The Lucombe Oak is a large semi-evergreen tree developing a deeply furrowed bark when mature. Leaves to about 12 x 5 cm, glossy dark green above, grey beneath and edged with sharp teeth. Raised at the Lucombe nursery, Exeter from seed of Q. cerris in about 1763. It produces viable seed, and many seedlings have been distributed.

One of the early Lucombe Oaks went to Kew Gardens. The current champion is at Powis Castle, Wales. Lucombe Oaks along with their descendants, which include back crosses with the naturalized Turkey Oak, are common in the landscape of East Devon, as well as in parks and gardens. A number of Lucombe Oaks are planted in the grounds of County Hall in Exeter - the headquarters of Devon County Council.

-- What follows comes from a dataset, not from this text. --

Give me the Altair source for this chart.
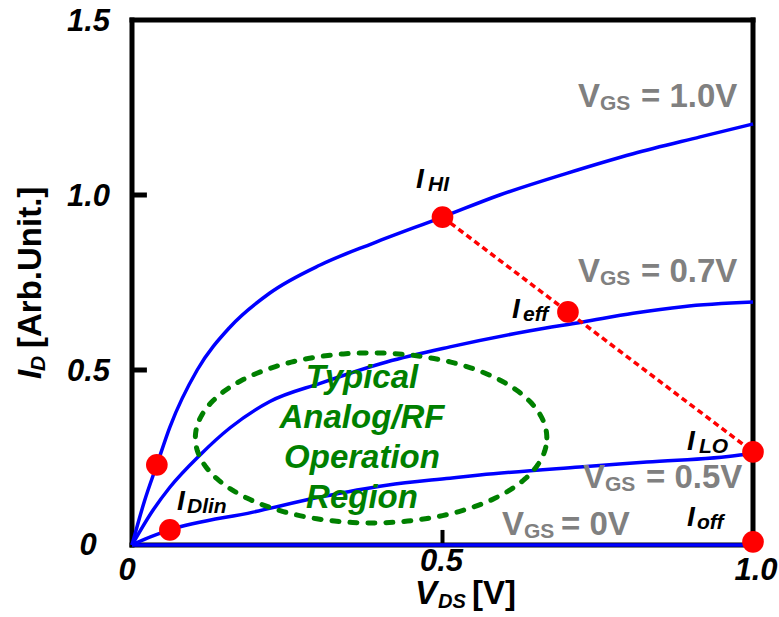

The Tree Register of the British Isles−TROBI Champion is at Phear Park in Exmouth, measuring 26 m in height, with a trunk diameter of 261 cm in 2008.

Lucombe felled the original hybrid in 1785, keeping timber from it from which his coffin was to be made when he died. He stored the boards under his bed. However, he lived, for the age, an exceptionally long life, dying at the age of 102 years. By that time the planks had decayed in the Devon dampness. Instead, on his death, timber from one of his early graft propagations was used to make his coffin.